The industry has amazingly good methods to quantify rocks in the subsurface, and they are constantly improving. The main ones are downhole well logs of various kinds and seismic. They measure properties on two very different scales, but both are valuable for understanding the subsurface.

The industry’s ability to relate these measurements to the actual subsurface rocks is critical for E&P. However, the physical measurements alone commonly do not give a unique answer as to what the actual rock-fluid system actually is. So the challenge is to properly interpret those data, and doing so requires a calibration of those measurements with good rock data. The rock data are usually in the form of whole cores, sidewall cores or cuttings (available for virtually every well). In some cases, nearby outcrops (as with the Eagle Ford Shale) can be very instructive. The real objective is to reduce risk.

The most common phrases used to describe this are “rock physics” or “reservoir characterization.” These words embody both the 3-D geometry of the reservoir (best with seismic) and the internal attributes of the reservoir (mostly from logs).

Historical context

The first application of rocks physics came in the ’50s and ’60s to tie downhole well logs to rock data, mostly for the conventional clastic and carbonate reservoirs the industry dealt with at that time. With the advent of true amplitude seismic data in the ’70s the industry realized there was valuable rock-fluid information encoded into amplitudes, frequencies and phase properties of the seismic, but it needed calibration with real rock data.

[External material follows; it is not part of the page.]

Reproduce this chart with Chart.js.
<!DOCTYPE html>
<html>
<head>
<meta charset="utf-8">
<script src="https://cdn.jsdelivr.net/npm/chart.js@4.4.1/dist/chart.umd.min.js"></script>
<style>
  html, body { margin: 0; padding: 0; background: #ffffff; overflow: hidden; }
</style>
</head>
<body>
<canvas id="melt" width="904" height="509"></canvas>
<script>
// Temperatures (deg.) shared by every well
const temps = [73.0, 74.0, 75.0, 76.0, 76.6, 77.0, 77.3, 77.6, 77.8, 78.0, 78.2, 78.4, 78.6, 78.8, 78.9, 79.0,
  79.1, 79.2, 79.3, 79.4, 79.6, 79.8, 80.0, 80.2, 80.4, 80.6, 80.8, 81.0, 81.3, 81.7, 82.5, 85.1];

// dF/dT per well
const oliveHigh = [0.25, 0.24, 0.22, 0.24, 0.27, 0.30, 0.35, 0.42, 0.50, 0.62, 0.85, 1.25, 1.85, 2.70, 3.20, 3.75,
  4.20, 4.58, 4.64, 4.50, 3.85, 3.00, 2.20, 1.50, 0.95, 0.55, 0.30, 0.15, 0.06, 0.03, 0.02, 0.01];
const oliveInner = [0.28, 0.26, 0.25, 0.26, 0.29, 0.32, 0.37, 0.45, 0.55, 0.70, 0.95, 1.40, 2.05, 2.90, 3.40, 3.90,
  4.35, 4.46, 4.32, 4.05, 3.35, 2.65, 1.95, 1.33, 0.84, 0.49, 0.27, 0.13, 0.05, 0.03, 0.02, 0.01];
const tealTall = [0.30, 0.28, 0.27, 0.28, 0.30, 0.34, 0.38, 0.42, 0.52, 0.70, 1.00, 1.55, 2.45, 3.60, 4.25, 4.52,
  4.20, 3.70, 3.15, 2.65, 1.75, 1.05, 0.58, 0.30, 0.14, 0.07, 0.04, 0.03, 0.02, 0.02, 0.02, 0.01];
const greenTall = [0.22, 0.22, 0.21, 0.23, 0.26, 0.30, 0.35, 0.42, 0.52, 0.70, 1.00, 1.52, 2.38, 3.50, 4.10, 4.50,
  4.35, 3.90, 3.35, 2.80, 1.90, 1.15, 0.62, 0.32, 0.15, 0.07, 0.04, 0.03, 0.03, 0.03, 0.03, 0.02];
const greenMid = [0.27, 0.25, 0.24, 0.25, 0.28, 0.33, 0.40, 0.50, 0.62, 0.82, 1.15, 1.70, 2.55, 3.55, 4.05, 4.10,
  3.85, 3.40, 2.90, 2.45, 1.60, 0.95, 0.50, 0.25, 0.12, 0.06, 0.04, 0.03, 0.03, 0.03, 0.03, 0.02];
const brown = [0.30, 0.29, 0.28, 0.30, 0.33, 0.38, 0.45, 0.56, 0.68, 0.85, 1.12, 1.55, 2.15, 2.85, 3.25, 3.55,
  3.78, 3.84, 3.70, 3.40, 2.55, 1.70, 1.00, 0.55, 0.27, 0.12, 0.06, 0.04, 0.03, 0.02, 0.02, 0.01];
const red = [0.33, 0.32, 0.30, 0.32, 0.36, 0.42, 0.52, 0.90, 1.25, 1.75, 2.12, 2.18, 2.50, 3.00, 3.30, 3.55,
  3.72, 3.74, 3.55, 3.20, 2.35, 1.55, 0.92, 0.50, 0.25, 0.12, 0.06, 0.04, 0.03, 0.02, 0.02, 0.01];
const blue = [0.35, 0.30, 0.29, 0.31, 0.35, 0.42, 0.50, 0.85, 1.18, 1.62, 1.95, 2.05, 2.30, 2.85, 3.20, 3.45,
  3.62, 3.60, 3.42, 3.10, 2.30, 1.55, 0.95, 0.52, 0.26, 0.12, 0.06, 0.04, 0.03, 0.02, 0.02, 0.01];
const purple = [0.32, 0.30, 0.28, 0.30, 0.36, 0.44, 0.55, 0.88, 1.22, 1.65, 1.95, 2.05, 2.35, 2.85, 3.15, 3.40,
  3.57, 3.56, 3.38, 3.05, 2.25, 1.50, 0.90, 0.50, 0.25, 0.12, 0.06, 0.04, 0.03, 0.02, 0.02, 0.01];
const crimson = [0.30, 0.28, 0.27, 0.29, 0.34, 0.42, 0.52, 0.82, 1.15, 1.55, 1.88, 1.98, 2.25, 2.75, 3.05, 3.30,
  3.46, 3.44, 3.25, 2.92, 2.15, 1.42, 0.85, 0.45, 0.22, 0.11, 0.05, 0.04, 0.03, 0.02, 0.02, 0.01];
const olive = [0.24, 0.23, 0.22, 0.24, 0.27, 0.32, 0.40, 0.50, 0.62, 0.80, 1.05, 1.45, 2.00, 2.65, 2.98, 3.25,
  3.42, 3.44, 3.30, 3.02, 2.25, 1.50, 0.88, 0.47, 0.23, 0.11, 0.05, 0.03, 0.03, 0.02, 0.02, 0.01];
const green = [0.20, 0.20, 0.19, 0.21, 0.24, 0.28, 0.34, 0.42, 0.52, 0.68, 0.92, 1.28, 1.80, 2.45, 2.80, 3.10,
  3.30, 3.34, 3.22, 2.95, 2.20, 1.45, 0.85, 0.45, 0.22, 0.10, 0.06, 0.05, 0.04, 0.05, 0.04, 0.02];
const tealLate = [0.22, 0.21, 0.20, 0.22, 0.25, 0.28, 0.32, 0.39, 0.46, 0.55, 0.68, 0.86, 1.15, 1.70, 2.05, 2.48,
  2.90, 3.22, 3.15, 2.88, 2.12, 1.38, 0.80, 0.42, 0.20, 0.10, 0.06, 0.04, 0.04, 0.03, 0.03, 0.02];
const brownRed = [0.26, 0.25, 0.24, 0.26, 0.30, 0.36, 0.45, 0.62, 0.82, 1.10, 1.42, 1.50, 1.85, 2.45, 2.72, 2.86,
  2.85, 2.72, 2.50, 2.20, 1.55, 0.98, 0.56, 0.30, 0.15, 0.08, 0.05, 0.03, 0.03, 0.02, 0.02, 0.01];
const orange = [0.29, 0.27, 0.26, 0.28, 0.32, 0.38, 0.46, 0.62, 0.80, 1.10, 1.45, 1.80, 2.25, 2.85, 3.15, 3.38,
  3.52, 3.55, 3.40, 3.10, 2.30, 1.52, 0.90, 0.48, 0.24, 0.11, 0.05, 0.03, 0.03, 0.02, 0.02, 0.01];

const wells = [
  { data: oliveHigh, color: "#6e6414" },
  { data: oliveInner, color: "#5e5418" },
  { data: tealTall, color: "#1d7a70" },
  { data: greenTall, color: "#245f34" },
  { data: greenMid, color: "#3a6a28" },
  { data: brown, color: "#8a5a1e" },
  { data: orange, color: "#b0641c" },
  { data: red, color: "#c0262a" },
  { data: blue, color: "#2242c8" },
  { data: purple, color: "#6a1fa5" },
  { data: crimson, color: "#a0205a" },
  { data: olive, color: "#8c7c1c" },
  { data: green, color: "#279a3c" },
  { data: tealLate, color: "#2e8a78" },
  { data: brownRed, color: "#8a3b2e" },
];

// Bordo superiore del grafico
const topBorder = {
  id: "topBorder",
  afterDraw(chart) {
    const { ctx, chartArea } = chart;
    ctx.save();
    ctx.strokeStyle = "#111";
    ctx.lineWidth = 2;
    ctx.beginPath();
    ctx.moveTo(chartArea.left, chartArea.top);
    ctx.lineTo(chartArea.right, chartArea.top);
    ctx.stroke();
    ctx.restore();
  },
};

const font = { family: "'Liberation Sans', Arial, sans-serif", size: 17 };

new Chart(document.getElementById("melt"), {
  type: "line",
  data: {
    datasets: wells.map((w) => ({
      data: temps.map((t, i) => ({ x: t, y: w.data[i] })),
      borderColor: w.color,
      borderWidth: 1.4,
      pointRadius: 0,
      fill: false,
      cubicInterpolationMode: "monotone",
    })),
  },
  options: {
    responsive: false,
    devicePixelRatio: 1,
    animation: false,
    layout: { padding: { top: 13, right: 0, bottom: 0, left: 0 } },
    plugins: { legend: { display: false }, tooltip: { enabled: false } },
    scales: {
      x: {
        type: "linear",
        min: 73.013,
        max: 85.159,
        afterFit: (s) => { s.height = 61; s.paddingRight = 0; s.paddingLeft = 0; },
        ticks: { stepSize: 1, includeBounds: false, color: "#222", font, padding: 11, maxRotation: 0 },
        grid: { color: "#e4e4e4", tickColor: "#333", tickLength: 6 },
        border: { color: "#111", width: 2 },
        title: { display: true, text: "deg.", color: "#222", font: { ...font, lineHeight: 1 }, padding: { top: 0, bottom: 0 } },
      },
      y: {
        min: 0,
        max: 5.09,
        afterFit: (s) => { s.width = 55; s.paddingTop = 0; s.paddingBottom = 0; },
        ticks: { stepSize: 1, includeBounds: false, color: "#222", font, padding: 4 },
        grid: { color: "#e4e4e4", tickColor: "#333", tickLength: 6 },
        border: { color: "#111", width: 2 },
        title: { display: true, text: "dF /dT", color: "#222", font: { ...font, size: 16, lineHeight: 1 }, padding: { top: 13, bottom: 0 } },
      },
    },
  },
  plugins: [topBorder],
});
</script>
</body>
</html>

As the industry moves into unconventional resource plays where the reservoir is even more complicated, the need to calibrate the engineering data with rock information is more critical as the lithologies, pore systems and flow properties are more complicated. The industry also deals with mechanical properties like brittleness, which is so critical to create the fractures to make these plays economical.

A check of most any E&P office will show that most workers are fixed on screens manipulating various forms of data. Many companies have deserted the training that earlier geologists had— namely, to carefully look at and describe the rocks.

What do rocks provide?

The main items we get directly from the rocks are:

  • Lithology;
  • Mineral composition;
  • The mix of lithology and mineral composition (i.e., the degree of heterogeneity that is being averaged by the measuring tool);
  • Porosity type and value;
  • Permeability;
  • Brittleness;
  • Cementation exponent (m);
  • Specific minerals that create log anomalies that complicate normal interpretation; and
  • Various special core analysis measurements that impact petrophysical models, reservoir engineering parameters and well completion designs.

Examples:

Two recent examples illustrate the value of good rock data because in each case the initial interpretations from good engineering data alone indicated noncommercial or water-wet units. When rock data were added to calibrate the log data, the units were all economical pays.

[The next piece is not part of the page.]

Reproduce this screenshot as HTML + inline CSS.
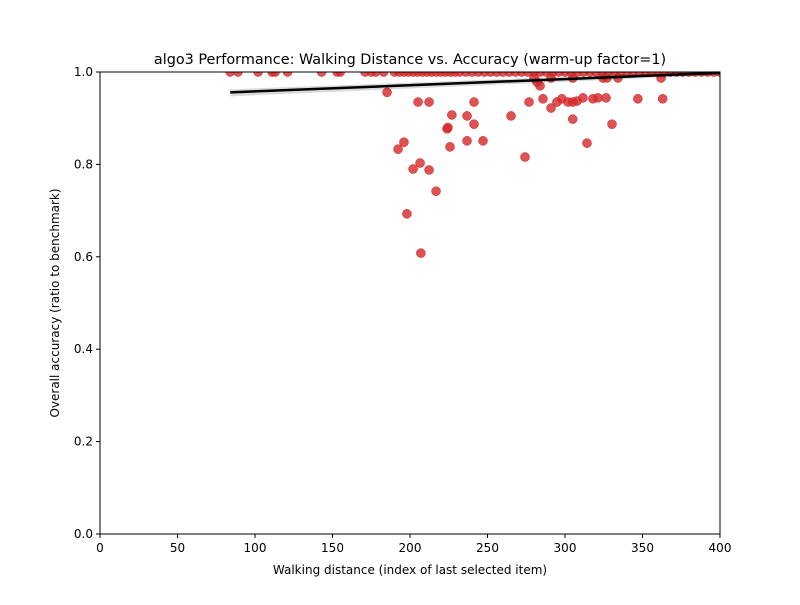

Establishing the correct m. A correct m is essential for establishing an accurate water saturation calculation and thus establishing what is pay. A value of 2.0 is commonly assumed. That value can in fact vary from 1.5 to 2.5. By looking at the rocks, the correct value for m can be established rather quickly and inexpensively. A correct m can result in testing units that would otherwise appear wet using an existing assumed value. Figure 1 shows how a marginally productive zone (left) was converted to one that has about 1.7 Bcm (61 Bcf) of recoverable gas per section (right) by obtaining a correct m from cuttings.

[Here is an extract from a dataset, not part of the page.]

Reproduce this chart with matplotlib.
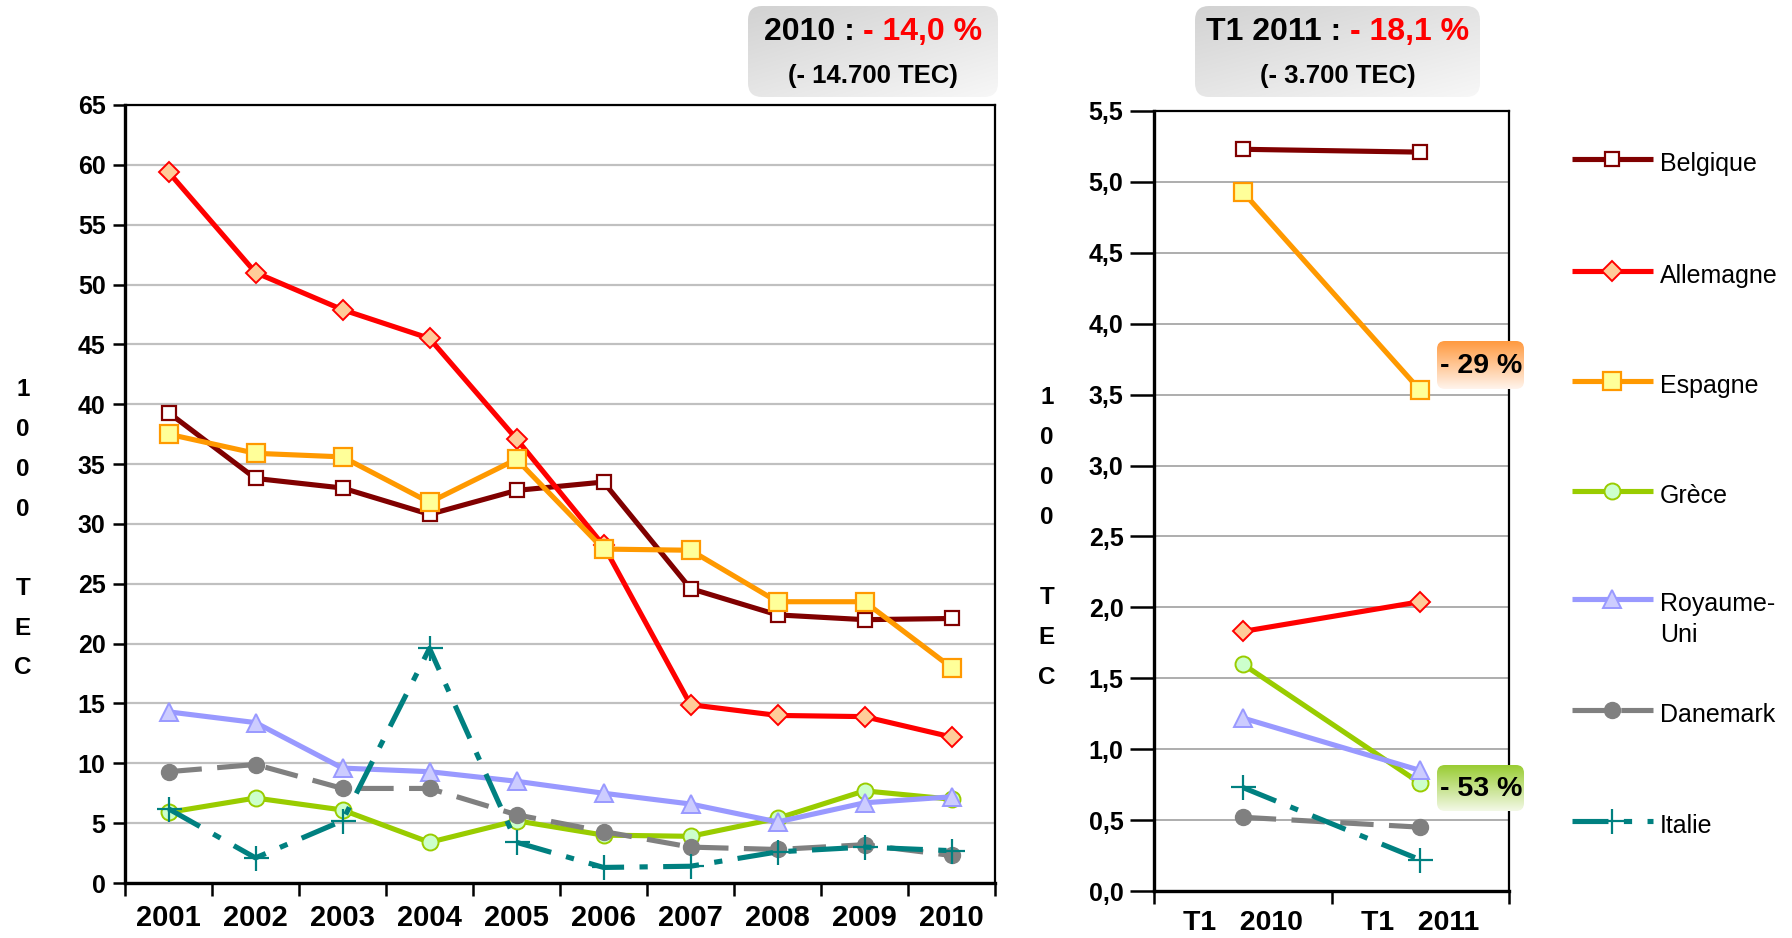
import numpy as np
import matplotlib
matplotlib.use('Agg')
import matplotlib.pyplot as plt
from matplotlib.patches import FancyBboxPatch
from matplotlib.colors import to_rgb

plt.rcParams['font.family'] = ['Liberation Sans', 'DejaVu Sans']

# ---------------- data ----------------
years = ['2001', '2002', '2003', '2004', '2005', '2006', '2007', '2008', '2009', '2010']
belgique = [39.3, 33.8, 33.0, 30.8, 32.8, 33.5, 24.6, 22.4, 22.0, 22.1]
allemagne = [59.4, 51.0, 47.9, 45.5, 37.1, 28.2, 14.9, 14.0, 13.9, 12.2]
espagne = [37.5, 35.9, 35.6, 31.8, 35.4, 27.9, 27.8, 23.5, 23.5, 18.0]
grece = [5.9, 7.1, 6.1, 3.4, 5.2, 4.0, 3.9, 5.4, 7.7, 7.0]
royaume_uni = [14.3, 13.4, 9.6, 9.3, 8.5, 7.5, 6.6, 5.1, 6.7, 7.2]
danemark = [9.3, 9.9, 7.9, 7.9, 5.7, 4.3, 3.0, 2.8, 3.2, 2.3]
italie = [6.2, 2.1, 5.2, 19.6, 3.4, 1.3, 1.4, 2.6, 3.0, 2.7]

quarters = ['T1   2010', 'T1   2011']
belgique_t1 = [5.23, 5.21]
allemagne_t1 = [1.83, 2.04]
espagne_t1 = [4.93, 3.53]
grece_t1 = [1.60, 0.76]
royaume_uni_t1 = [1.22, 0.85]
danemark_t1 = [0.52, 0.45]
italie_t1 = [0.73, 0.22]

names = ['Belgique', 'Allemagne', 'Espagne', 'Grèce', 'Royaume-\nUni', 'Danemark', 'Italie']
annual = [belgique, allemagne, espagne, grece, royaume_uni, danemark, italie]
quarterly = [belgique_t1, allemagne_t1, espagne_t1, grece_t1, royaume_uni_t1, danemark_t1, italie_t1]

title_left = [('2010 : ', 'black'), ('- 14,0 %', '#FF0000')]
sub_left = '(- 14.700 TEC)'
title_right = [('T1 2011 : ', 'black'), ('- 18,1 %', '#FF0000')]
sub_right = '(- 3.700 TEC)'
ann_es = '- 29 %'
ann_gr = '- 53 %'
ylabel_chars = ['1', '0', '0', '0', '', 'T', 'E', 'C']

LW = 3.7
styles = [
    dict(color='#800000', marker='s', mfc='white', mec='#800000', ms=10, mew=1.6, ls='-'),
    dict(color='#FF0000', marker='D', mfc='#FFCC99', mec='#FF0000', ms=10, mew=1.4, ls='-'),
    dict(color='#FF9900', marker='s', mfc='#FFFF99', mec='#FF9900', ms=12.5, mew=1.6, ls='-'),
    dict(color='#99CC00', marker='o', mfc='#CCFFCC', mec='#99CC00', ms=11.5, mew=1.4, ls='-'),
    dict(color='#9999FF', marker='^', mfc='#CCCCFF', mec='#9999FF', ms=12.5, mew=1.4, ls='-'),
    dict(color='#808080', marker='o', mfc='#808080', mec='#808080', ms=11.5, mew=1.0, ls=(0, (6.5, 3))),
    dict(color='#008080', marker='+', mfc='#008080', mec='#008080', ms=18, mew=1.6, ls=(0, (7, 3, 1.6, 3))),
]

W, H = 1792, 938
fig = plt.figure(figsize=(W / 100, H / 100), dpi=100)

def px_axes(x0, y0, x1, y1):
    return fig.add_axes([x0 / W, 1 - y1 / H, (x1 - x0) / W, (y1 - y0) / H])

ax1 = px_axes(125, 105, 995, 883)
ax2 = px_axes(1154, 111, 1509, 891)

# ---------------- left panel ----------------
x1 = np.arange(len(years))
for vals, st in zip(annual, styles):
    ax1.plot(x1, vals, lw=LW, solid_capstyle='butt', dash_capstyle='butt', clip_on=False, **st)
ax1.set_xlim(-0.5, len(years) - 0.5)
ax1.set_ylim(0, 65)
ax1.set_yticks(np.arange(0, 66, 5))
ax1.set_xticks(np.arange(-0.5, len(years), 1))
ax1.set_xticklabels([])
ax1.set_xticks(x1, minor=True)
ax1.set_xticklabels(years, minor=True)
ax1.tick_params(axis='x', which='major', direction='out', length=9, width=1.8)
ax1.tick_params(axis='x', which='minor', length=0, pad=15, labelsize=21)
ax1.tick_params(axis='y', direction='out', length=9, width=1.8, pad=5, labelsize=18)
ax1.yaxis.grid(True, color='#C0C0C0', lw=1.6)
ax1.set_axisbelow(True)

# ---------------- right panel ----------------
x2 = np.arange(len(quarters))
for vals, st in zip(quarterly, styles):
    ax2.plot(x2, vals, lw=LW, solid_capstyle='butt', dash_capstyle='butt', clip_on=False, **st)
ax2.set_xlim(-0.5, len(quarters) - 0.5)
ax2.set_ylim(0, 5.5)
yt2 = np.arange(0, 5.51, 0.5)
ax2.set_yticks(yt2)
ax2.set_yticklabels([f'{v:.1f}'.replace('.', ',') for v in yt2])
ax2.set_xticks(np.arange(-0.5, len(quarters), 1))
ax2.set_xticklabels([])
ax2.set_xticks(x2, minor=True)
ax2.set_xticklabels(quarters, minor=True)
ax2.tick_params(axis='x', which='major', direction='out', length=9, width=1.8)
ax2.tick_params(axis='x', which='minor', length=0, pad=14, labelsize=20.5)
ax2.tick_params(axis='y', direction='out', length=17, width=1.8, pad=5, labelsize=18)
ax2.yaxis.grid(True, color='#A0A0A0', lw=1.2)
ax2.set_axisbelow(True)

for ax in (ax1, ax2):
    for lab in ax.get_xticklabels(minor=True) + ax.get_yticklabels():
        lab.set_fontweight('bold')
    for s in ('left', 'bottom'):
        ax.spines[s].set_linewidth(2.4)
    for s in ('top', 'right'):
        ax.spines[s].set_linewidth(1.6)

# ---------------- overlay (pixel coordinates) ----------------
ov = fig.add_axes([0, 0, 1, 1], facecolor='none')
ov.set_xlim(0, W)
ov.set_ylim(H, 0)
ov.axis('off')

def gradient_box(x0, y0, x1_, y1_, c_top, c_bot, radius, diag=0.0):
    n = 64
    v = np.linspace(0, 1, n)[:, None]
    u = np.linspace(0, 1, n)[None, :]
    t = np.clip(v * (1 - diag) + u * diag, 0, 1)
    ct = np.array(to_rgb(c_top)); cb = np.array(to_rgb(c_bot))
    img = ct[None, None, :] * (1 - t[..., None]) + cb[None, None, :] * t[..., None]
    im = ov.imshow(img, extent=(x0, x1_, y1_, y0), aspect='auto', zorder=5, interpolation='bilinear')
    patch = FancyBboxPatch((x0, y0), x1_ - x0, y1_ - y0,
                           boxstyle=f'round,pad=0,rounding_size={radius}',
                           facecolor='none', edgecolor='none', zorder=5)
    ov.add_patch(patch)
    im.set_clip_path(patch)

def multi_color_text(xc, y, parts, fs):
    renderer = fig.canvas.get_renderer()
    texts, widths = [], []
    for s, c in parts:
        t = ov.text(0, y, s, color=c, fontsize=fs, fontweight='bold',
                    ha='left', va='center', zorder=6)
        widths.append(t.get_window_extent(renderer).width)
        texts.append(t)
    x = xc - sum(widths) / 2
    for t, w in zip(texts, widths):
        t.set_x(x)
        x += w

# title boxes
gradient_box(748, 6, 998, 97, '#D2D2D2', '#F7F7F7', 14, diag=0.45)
multi_color_text(873, 32, title_left, 23)
ov.text(873, 76, sub_left, fontsize=18.5, fontweight='bold', ha='center', va='center', zorder=6)

gradient_box(1195, 6, 1480, 97, '#D2D2D2', '#F7F7F7', 14, diag=0.45)
multi_color_text(1338, 32, title_right, 23)
ov.text(1338, 76, sub_right, fontsize=18.5, fontweight='bold', ha='center', va='center', zorder=6)

# percentage boxes
gradient_box(1437, 341, 1524, 389, '#FF9A40', '#FFF4EC', 8)
ov.text(1481, 366, ann_es, fontsize=20.5, fontweight='bold', ha='center', va='center', zorder=6)
gradient_box(1437, 765, 1524, 811, '#99CC33', '#F3F9E6', 8)
ov.text(1481, 789, ann_gr, fontsize=20.5, fontweight='bold', ha='center', va='center', zorder=6)

# vertical axis labels
for x_lab, y_first, y_last in ((23, 390, 668), (1047, 397, 677)):
    ys = np.linspace(y_first, y_last, len(ylabel_chars))
    for ch, yy in zip(ylabel_chars, ys):
        if ch:
            ov.text(x_lab, yy, ch, fontsize=17.5, fontweight='bold', ha='center', va='center')

# legend
leg_rows = [159, 271, 381, 491, 599, 710, 821]
for name, st, yy in zip(names, styles, leg_rows):
    ov.plot([1572, 1612, 1653], [yy, yy, yy], lw=LW, markevery=[1],
            solid_capstyle='butt', dash_capstyle='butt', **st)
    lines = name.split('\n')
    for k, ln in enumerate(lines):
        ov.text(1660, yy + 5 + k * 31, ln, fontsize=18, ha='left', va='center')

ov.set_xlim(0, W)
ov.set_ylim(H, 0)

fig.savefig('out.png', dpi=100)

FIGURE 1. An assumed m of 2.0 gave a marginally productive pay zone (left). Once calibrated with rock data, the new m of 1.8 gave 59 m (194 ft) of pay (right) and large recoverable reserves. (Source: L. Meckel & Co., courtesy of K. Stolper, personal communication)

Identifying low resistivity, low contrast pays. Low resistivity, low contrast zones are commonly overlooked or considered wet due to their low resistivity values. This is because 1) there is usually a mineral or lithology that supresses the resistivity enough to indicate the unit is wet, 2) the reservoir may be thinly shale-laminated, which cannot be resolved with the available log suite, and 3) the grain size and pore throat distribution may be small enough that nonproductive water is trapped.

For example, in part of the Gulf Coast Tuscaloosa trend one can get water-free oil production at less than 2 ohm-meters, a resistivity value normally considered wet. Available cores (cuttings will work fine) show that where this occurs, the quartz grains are coated with a diagenetic bladed chlorite that contains lots of micropores filled with water (Figure 2). Therefore, the electrical current goes through these thin wet rims on the grains and bypasses the resistive hydrocarbons in the main pore system. The units thus have a low resistivity indicative of being wet, when in fact they will produce water-free oil.

FIGURE 2. This unit had very low resistivity and was considered wet. When calibrated with rock data (right image), it was realized that the sand was a low resistivity, low contrast pay and was not water-wet. The low resistivity was due to the pore lining chlorite that had abundant micropores filled with nonmovable water. (Source: L. Meckel & Co.)

If maximizing the value received from well-acquired and expensive engineering tools like logs and seismic is desired, it is critical that the data be calibrated with real rock data. Good rock physics data provide a better interpretation of the subsurface, thereby reducing the risk associated with this business.